Lawsuit Claims Hedge Fund Benefits if American Apparel Goes Bankrupt
An American Apparel class-action shareholder lawsuit filed April 29 claims that the apparel company is being held hostage by Standard General, the New York hedge fund that is a controlling stockholder, and that the hedge fund would reap enormous profits if American Apparel declares bankruptcy.
The lawsuit also claims that former and current board members breached their fiduciary duties by claiming in proxy statements that Dov Charney, the company’s founder, was an integral part of the brand. Once they were elected in June, they turned around and suspended Charney as the chief executive and removed him as the chairman of the board. Charney was terminated as the CEO in December.
American Apparel executives, in response to the lawsuit, said they were confident they would succeed on all of these meritless claims.
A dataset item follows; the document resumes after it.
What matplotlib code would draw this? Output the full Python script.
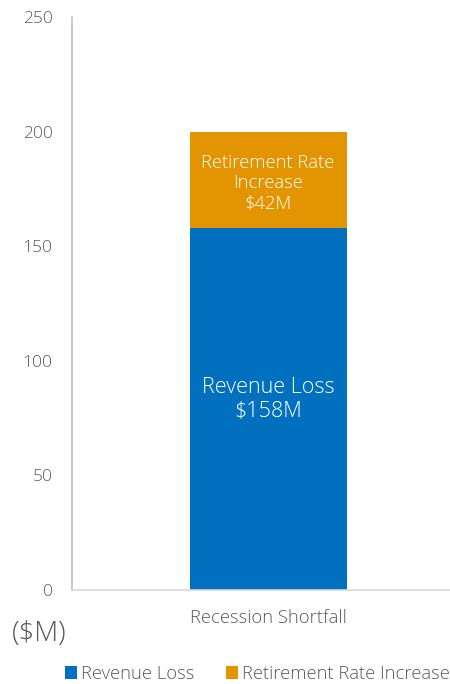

“Dov Charney, Dov Charney’s lawyer and other people related to Dov Charney continue to bring claims that are wrong on the facts and wrong on the law. Each of these claims is rooted is the exact same agenda. These meritless claims serve as public relations opportunities now, but they will each fail the test when put before a judge, according to an American Apparel spokesperson. "American Apparel’s new management is focused on restoring the financial health of the company and does not intend to waste time addressing each of these meritless claims in the court of public opinion. We are confident we will succeed on every one of these in the proper venue.”
An intricate financial tale is outlined in the latest lawsuit filed by shareholder and former American Apparel employee Eliana Gil Rodriguez in the Court of Chancery in Delaware. It details how Standard General was able to use American Apparel’s falling stock price to gain control of the company, the lawsuit said, even though sources close to Standard General said that is untrue.
At one time, Charney owned 43 percent of American Apparel’s stock, but a secondary stock offering of 61 million shares in March reduced his share to 27 percent.
After being suspended as CEO in June, Charney entered into an agreement with Standard General that if it acquired at least 10 percent of American Apparel’s outstanding shares, Standard General would loan Charney the funds to buy those shares from the hedge fund.
“While Charney viewed Standard General as a lucrative financing source to regain control of his company, Standard General saw an opportunity to take advantage of the former CEO and pursue a valuable investment opportunity.
“From June 26 to June 27, Standard General acquired 27.3 million shares of American Apparel common stock. After these purchases, Charney and Standard General controlled approximately 43 percent of American Apparel’s common stock,” court documents said.
In July, in a standstill agreement, Standard General agreed to invest approximately $25 million in American Apparel and was able to appoint seven of the company’s nine members who currently sit on the board of directors. This in effect gives the hedge fund de facto control of the board of directors, court documents said.
Sources close to Standard General said they only directly nominated three board members and agreed to the nomination of two others in conjunction with the old board.
While Standard General directly owns approximately 1.1 million American Apparel shares, Standard General has a security interest in Charney’s 74.5 million shares and he is required to vote his shares consistent with Standard General, the lawsuit said.
Also, if Charney defaults on his Standard General loan, which carries a 10 percent interest rate, all his stock transfers to Standard General. The loan matures on July 15, 2019.
“Instead of managing the company in such a way to maximize stockholder value, Standard General has positioned itself to make more profit based on the company’s failure instead of success,” the lawsuit said. “The company’s falling stock price allowed Standard General to purchase millions of American Apparel’s debt, such that if the company were to file for bankruptcy today, Standard General would be the company’s largest secured creditors."
A Standard General spokesperson said their debt is not secured and that "the allegations in the lawsuit are without merit," and they will prevail in this nuisance action.
Court documents reveal that in January, Irving Place Capital offered $1.30 to $1.40 per share to buy American Apparel. This represented a 103 percent premium over the stock price at that time, but the offer was turned down, legal papers said. American Apparel’s stock closed at 67 cents on April 30.
Sources close to American Apparel maintain that Irving Place Capital made an inquiry into buying the company's stock but never made a formal offer.
Rodriguez, in her class-action suit, is asking for declaratory relief from the court that includes findings that election of the last board members was illegally obtained and invalid and there should be another vote at a special stockholders’ meeting. Also that there was a “poison pill” amended to American Apparel’s bylaws that removed stockholder’s ability to call a special meeting and thwarts plans to employ directors who are open to a possible value-maximizing offer.
Named as defendants in the case are current and past American Apparel board members. They are Allan Mayer, David Danziger, Colleen Brown, Robert Greene, Alberto Chehebar, Marv Ingleman, William Mauer, David Glazek, Thomas Sullivan, Laura Lee and Joseph Magnacca. Also listed as defendants were former American Apparel Chief Financial Officer and interim Chief Executive John Luttrell and Standard General.